Jessica Morgan grapples with a truly fundamental and overarching question: What Is a Curator? Even as she claims a certain discomfort with labeling herself as such, she deftly charts a genealogy and classification system for the profession.

What Is the Public? Juan A. Gaitán focuses on the presumed social contract that exists between museums and their audiences.

What Is Art? Chus Martínez explores the question of art—its categorizations, meaning, future, and (portended) death—by recounting the story of a philosophy professor who proclaimed that art is already dead.

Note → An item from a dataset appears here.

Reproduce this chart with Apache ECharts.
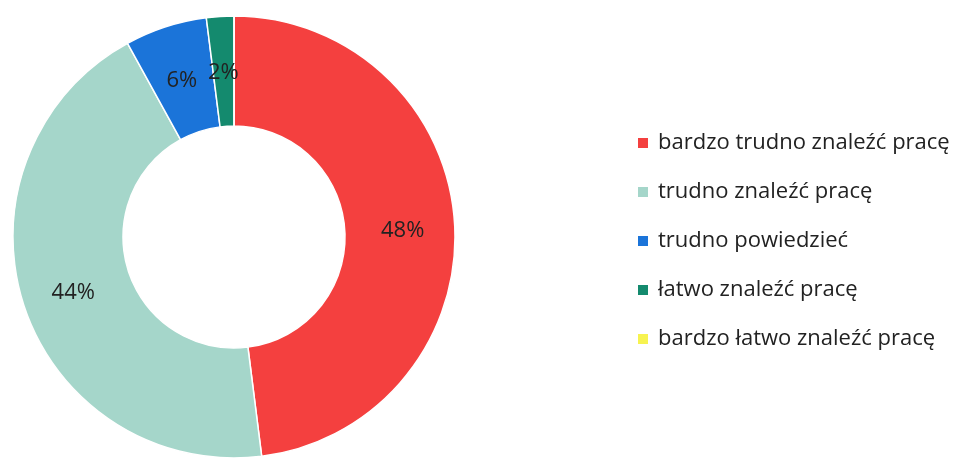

Sofía Hernández Chong Cuy asks: What About Collecting? The role of the collection curator is today perceived as less glamorous than that of the organizer of blockbuster exhibitions or biennials. Hernández begs to differ, making a case for collections.

Elena Filipovic endeavors to answer what for many is the core question of the practice: What Is an Exhibition? She dispenses with notions of the exhibition space as neutral or inert, and argues that each exhibition typology must be analyzed in its own right.

6. Why Mediate Art?

Maria Lind sets up an opposition between the traditional didactic model largely developed by the founding director of New York’s Museum of Modern Art, Alfred H. Barr, and the more radical, participatory pedagogical model developed by figures such as the artist El Lissitzky and the curator Alexander Dorner.

What to Do with the Contemporary? João Ribas ruminates on what it means to call an exhibition, an artwork, an institution, a curator, or an experience “contemporary.”

What About Responsibility? Peter Eleey brings up the increasingly pertinent question of what constitutes curatorial responsibility.

What Is the Process? Researching for a contemporary art exhibition is not the same as art historical research. As opposed to the many curatorial degree programs out there, Adriano Pedrosa argues for a different kind of professional methodology—one that is fundamentally interdisciplinary and grounded in real-life research and experience.

Dieter Roelstraete asks:  How About Pleasure? Even a show curated with the most aspirational intentions can be didactic, antiseptic, even anti-pleasurable. Does the invocation of any form of pleasure, visual or otherwise, align curatorial practice with the evil forces of entertainment? How can curators achieve a middle ground between education and entertainment, intellect and sensibility?